There's only one problem with that argument: That rule change was never issued. Because its implementation would undoubtedly cause a huge outcry, the president has waited for enactment of a larger immigration-reform program.

According to an estimate by the Pew Hispanic Trust, a Washington, DC, foundation, about twelve million people living in the United States lack immigration papers. The vast majority are of working age, and since no one without documents can get public assistance, it's safe to assume that most are employed. To get their jobs, almost all have provided Social Security numbers that don't belong to them.

If these millions of people were identified and terminated, as Bush's rule would require, it would have an enormous economic impact on the nation. Crops would rot in the fields. Restaurants and hotels would be forced to close. The production lines in meatpacking plants would cease from lack of workers. Housing construction would grind to a halt.

Immediate and widespread enforcement of the rule would deprive employers of a massive, undocumented workforce they've grown to depend upon. But the administration's program for immigration reform doesn't simply propose to drive people with papers out of the workplace. It also aims to replace them with a new flow of labor, recruited and brought into the country on temporary visas to fill contract jobs.

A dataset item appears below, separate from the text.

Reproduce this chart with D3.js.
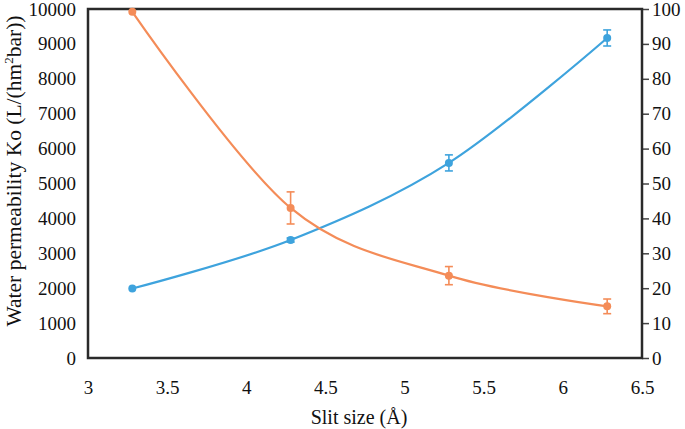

The president's proposed regulation has its roots in a political deal advanced by the Essential Worker Immigration Coalition, an association of forty of the largest manufacturing and trade groups in the United States, which represents companies such as Marriott, Tyson Foods, and Wal-Mart. Two years ago, Senators Edward Kennedy and John McCain introduced a bill that would have permitted many undocumented immigrants to seek legal status, while giving large employers the power to bring four hundred thousand additional workers a year into the United States on temporary work permits. It would have required undocumented people already here to declare their presence and spend eleven years as contract workers before they could apply for citizenship.

The bill would have increased enforcement of employer sanctions, proposing the same raid and no-match strategy the government is using today. When the Senate and House couldn't reconcile their conflicting bills, the president then proposed but did not implement his own regulation increasing workplace enforcement.

Observers expect the Kennedy-McCain bill to be reintroduced into Congress this year. Most unions opposed it last time because they do not favor guest-worker programs and also because it strengthened employer sanctions, making the raids and no-match checks possible. The AFL-CIO also wants to give undocumented immigrants legal status.

Bruce Raynor, president of UNITE HERE, said the no-match letters are an indication of what's wrong with the law. "There are twelve million undocumented people living here who are important to the economy," he said. "They have a right to seek employment, and employers have a right to hire them. The only way to deal with this is to give workers rights and a path to citizenship."

Nevertheless, both Raynor's union and the Service Employees International Union, another union with many immigrant members, supported the Kennedy-McCain bill, while the rest of labor opposed it. "We thought it was what was possible under those circumstances," Raynor said. Increased employer sanctions and guest-worker programs were a price they were willing to pay for legalization of the undocumented.